Directions - Copy every line of the data that contains the string "with".

---------------

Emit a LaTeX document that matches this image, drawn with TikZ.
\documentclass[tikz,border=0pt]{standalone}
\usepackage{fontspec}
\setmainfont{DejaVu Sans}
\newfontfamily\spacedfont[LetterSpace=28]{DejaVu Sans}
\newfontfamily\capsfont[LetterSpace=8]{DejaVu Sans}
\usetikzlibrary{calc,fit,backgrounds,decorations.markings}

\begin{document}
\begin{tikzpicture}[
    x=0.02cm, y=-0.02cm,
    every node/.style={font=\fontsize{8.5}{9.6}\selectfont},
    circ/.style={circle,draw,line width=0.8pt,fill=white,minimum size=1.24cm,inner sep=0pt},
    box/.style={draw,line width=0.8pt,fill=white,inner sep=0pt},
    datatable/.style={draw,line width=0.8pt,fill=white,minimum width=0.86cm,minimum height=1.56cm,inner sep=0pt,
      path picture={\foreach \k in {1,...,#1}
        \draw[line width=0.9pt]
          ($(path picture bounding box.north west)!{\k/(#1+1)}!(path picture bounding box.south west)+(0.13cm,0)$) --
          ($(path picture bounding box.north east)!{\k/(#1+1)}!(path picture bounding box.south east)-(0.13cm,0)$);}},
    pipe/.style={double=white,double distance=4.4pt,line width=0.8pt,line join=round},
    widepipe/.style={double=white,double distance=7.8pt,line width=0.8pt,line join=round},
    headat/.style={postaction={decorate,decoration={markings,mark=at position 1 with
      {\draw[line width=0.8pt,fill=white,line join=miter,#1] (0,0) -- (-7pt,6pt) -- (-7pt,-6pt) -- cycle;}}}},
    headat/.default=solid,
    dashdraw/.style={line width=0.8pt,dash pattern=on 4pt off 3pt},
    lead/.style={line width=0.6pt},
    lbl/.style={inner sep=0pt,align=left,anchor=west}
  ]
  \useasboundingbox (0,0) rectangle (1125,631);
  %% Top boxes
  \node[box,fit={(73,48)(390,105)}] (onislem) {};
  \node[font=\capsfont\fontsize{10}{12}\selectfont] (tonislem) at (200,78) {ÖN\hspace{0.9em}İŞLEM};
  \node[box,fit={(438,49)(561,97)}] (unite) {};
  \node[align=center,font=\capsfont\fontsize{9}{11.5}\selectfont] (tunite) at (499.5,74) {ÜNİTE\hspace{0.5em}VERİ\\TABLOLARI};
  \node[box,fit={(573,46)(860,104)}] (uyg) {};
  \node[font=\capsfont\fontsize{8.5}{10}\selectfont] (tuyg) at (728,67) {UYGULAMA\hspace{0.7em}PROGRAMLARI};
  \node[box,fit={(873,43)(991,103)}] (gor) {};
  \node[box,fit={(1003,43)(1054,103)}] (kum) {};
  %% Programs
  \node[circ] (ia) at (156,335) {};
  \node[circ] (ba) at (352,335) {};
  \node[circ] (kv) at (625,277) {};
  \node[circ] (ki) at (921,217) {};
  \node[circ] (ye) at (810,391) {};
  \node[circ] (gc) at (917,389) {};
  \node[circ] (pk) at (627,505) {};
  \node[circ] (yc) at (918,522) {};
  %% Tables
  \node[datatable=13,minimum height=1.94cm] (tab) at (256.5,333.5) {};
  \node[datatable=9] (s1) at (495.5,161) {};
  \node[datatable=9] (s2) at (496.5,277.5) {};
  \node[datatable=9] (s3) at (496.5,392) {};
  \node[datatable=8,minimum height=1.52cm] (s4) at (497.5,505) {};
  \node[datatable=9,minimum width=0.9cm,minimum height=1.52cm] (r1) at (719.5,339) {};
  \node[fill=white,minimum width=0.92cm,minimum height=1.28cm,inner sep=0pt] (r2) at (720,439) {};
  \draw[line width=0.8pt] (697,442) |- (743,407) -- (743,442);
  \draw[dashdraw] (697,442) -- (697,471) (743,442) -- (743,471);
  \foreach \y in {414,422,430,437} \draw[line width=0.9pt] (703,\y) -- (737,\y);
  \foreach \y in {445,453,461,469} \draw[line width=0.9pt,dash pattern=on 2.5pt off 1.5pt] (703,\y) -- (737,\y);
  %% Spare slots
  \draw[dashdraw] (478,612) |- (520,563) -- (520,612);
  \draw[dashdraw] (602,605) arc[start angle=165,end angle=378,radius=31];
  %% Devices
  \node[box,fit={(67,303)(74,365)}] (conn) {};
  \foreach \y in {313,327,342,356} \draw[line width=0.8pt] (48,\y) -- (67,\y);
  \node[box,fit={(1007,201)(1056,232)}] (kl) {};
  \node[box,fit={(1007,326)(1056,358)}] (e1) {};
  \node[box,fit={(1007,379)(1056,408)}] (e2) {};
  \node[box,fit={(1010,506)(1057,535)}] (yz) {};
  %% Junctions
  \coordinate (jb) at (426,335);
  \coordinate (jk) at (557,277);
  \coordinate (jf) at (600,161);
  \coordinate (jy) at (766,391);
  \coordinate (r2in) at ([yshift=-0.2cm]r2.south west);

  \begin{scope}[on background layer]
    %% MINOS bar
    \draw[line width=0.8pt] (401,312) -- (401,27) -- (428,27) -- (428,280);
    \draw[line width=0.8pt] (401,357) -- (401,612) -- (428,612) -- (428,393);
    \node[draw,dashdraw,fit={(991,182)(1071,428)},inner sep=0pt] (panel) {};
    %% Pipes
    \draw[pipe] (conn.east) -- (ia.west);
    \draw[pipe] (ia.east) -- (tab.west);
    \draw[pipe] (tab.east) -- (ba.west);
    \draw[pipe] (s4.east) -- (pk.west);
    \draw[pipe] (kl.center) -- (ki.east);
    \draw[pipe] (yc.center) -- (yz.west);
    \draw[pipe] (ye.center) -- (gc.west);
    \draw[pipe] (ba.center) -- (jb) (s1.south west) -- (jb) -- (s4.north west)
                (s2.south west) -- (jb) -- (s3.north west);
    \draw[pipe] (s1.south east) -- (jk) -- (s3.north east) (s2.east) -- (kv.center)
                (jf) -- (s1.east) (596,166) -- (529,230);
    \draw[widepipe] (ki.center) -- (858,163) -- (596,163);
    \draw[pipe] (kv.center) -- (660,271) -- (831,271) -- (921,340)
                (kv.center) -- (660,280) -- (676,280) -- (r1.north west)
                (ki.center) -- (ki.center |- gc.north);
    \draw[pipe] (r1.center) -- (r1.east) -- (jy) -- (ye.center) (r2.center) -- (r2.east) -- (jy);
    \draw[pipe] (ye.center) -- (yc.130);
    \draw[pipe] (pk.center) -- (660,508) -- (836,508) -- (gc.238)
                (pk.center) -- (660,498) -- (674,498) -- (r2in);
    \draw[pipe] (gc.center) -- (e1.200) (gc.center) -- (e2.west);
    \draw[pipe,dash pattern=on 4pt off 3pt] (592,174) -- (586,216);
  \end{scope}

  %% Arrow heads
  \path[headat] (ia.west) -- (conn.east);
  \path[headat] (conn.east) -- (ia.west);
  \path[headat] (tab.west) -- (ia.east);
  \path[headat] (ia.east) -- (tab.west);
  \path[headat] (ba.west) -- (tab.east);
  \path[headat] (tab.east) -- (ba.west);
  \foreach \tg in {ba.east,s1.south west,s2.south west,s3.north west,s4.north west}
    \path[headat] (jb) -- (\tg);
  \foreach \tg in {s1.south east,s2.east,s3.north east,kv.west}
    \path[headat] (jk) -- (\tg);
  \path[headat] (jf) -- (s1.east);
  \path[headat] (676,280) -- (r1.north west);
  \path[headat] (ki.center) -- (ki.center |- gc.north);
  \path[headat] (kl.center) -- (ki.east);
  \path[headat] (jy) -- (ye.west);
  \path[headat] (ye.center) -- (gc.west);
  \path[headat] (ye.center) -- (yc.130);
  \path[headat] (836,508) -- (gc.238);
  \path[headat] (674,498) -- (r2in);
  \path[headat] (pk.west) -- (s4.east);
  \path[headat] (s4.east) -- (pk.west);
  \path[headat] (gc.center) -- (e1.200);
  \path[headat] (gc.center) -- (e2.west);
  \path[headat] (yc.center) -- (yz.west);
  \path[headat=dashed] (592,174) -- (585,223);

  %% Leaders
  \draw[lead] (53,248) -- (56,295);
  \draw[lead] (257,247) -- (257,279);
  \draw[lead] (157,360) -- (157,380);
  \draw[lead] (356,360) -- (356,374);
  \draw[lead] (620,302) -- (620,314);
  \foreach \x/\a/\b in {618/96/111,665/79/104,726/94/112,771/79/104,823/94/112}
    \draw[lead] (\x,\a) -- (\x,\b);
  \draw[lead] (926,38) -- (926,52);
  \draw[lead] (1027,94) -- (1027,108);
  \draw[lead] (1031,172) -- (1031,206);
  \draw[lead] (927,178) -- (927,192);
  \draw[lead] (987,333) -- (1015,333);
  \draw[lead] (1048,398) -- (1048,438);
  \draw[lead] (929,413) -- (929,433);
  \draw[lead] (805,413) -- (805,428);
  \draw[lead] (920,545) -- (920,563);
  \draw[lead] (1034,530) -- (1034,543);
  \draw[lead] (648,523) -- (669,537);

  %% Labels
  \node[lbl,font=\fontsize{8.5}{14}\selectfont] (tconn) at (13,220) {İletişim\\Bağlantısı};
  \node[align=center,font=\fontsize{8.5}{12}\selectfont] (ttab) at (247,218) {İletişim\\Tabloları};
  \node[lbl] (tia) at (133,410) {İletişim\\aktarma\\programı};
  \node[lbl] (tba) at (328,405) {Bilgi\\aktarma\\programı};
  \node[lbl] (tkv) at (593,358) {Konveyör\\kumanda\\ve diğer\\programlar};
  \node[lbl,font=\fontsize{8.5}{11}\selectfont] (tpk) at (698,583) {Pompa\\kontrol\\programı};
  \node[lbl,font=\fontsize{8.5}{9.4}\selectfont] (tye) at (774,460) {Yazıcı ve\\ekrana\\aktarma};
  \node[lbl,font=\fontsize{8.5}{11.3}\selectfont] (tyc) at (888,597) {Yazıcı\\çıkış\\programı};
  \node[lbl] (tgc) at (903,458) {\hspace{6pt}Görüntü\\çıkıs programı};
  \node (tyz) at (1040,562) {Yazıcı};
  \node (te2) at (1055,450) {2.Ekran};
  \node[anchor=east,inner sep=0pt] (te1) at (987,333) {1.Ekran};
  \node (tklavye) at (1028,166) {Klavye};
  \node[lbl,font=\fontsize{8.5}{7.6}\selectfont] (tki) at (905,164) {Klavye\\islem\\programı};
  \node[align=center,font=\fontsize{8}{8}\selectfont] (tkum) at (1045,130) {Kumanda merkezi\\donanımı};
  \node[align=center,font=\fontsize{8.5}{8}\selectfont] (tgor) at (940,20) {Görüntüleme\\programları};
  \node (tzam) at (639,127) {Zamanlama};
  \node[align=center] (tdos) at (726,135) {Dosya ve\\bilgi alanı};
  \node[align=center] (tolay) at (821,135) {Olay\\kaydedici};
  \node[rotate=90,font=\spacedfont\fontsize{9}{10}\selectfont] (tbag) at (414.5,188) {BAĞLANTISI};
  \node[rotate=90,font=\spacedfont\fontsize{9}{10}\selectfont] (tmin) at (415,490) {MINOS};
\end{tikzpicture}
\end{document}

---------------

Reply to the exercise -
Emit a LaTeX document that matches this image, drawn with TikZ.
    headat/.style={postaction={decorate,decoration={markings,mark=at position 1 with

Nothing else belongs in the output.